Like a lit match to gasoline, the breaking news about the fact that drugs were actually being bought and sold in the locker rooms of the Pittsburgh Pirates Stadium, unraveled the severity of the issue.
By this point, the federal government had to step in because the story gained so much national attention, and because it involved a nationwide sports league. Once the federal investigations began to be run, people started talking.
During the investigations, it was even found that the Pirate’s parrot mascot was also involved in the selling of cocaine in the locker rooms.
The court proceeding lasted several days where eventually federal agents, with the help of the players who talked, were able to find out which dealers were supplying the cocaine to the players.
After a highly publicized court hearing, forcing the MLB to start implementing some sort of drug testing system, the federal grand jury gave a verdict.
Several players were then indicted.
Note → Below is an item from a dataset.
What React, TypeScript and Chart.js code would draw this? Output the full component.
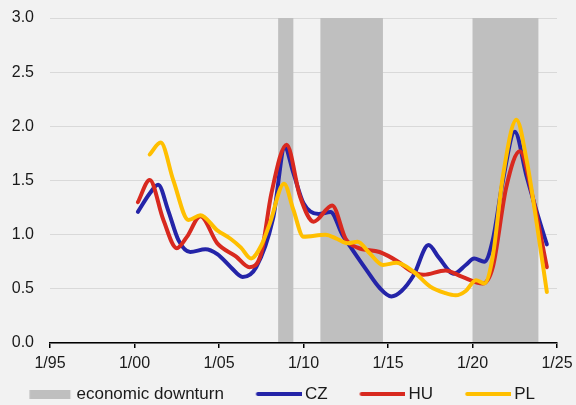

Some were given jail sentences, fines, and even community services.
The lasting impact about the scandal was hardly to end with the closing of those court hearings.
Denying a Problem
The year is 1992 and the Nevada Sheriff’s office dispatch two of their police officers to a call for a complaint from a neighbor.
Once on scene, the Sheriff deputies found a man running outside his home once they arrived, screaming and yelling that there were snakes in his home. Although the man was visibly impaired and jittery, he managed to complain about his skin crawling with bugs and snakes.
When the deputies attempted then to handcuff the visibly deranged man, he became violently physical with them in the process breaking his hands and injuring himself several times.
He was then transported to a hospital where he died a week later due to a cocaine-induced heart attack.
That man was Rod Scurry, the leading pitcher for the Pittsburgh Pirates. One of the 11 players indicted.
The news ran again nationwide but failed to get the attention it had a few years back. By this time, it was believed that drug use was so rampant, that controlling it in just the MLB was a task seemingly more and more impossible.
The MLB was then trying to run a campaign to try and redeem its name by having nationwide drug tests voluntarily. The MLB commissioner believed that if the players were willing to get drug tested by their own free will, their own image would change.
Only a tiny fraction ended up getting ever getting tested, leaving the vast majority of the MLB players untested, creating an untrusting public image.
Somehow still, with the odds of being caught doing drugs higher than ever before the pace sped up.
Several years later are the steroids scandal with hall of famers: Sammy Sosa and Mark McGuire.
Many critics of the MLB blame the city government for defending the players, in the beginning, denying the problem. It was believed that the only reason the cities in question ever defended the players in the first place, was because the revenue they created for the city.
It hardly seems like there will ever be a clear-cut solution to the drug abuse scandals that tend to plague our television screens every couple of decades. This is partly because the nature of giant business and sports leagues, but it doesn’t exist in a vacuum.
The real reason these scandals become so large in the public eye and so irresistible for those doing the drugs is because of what drugs are at their core. Drugs are addictive, dependent, and manipulative chemical conductors for all our wants and desires. Breaking from addiction to any drug nearly always requires outside help.
Help is what saved several of the players who fell victim to cocaine addiction but lived to tell their story. Fortunately like them, help is always available any time any day for yourself or those close to you.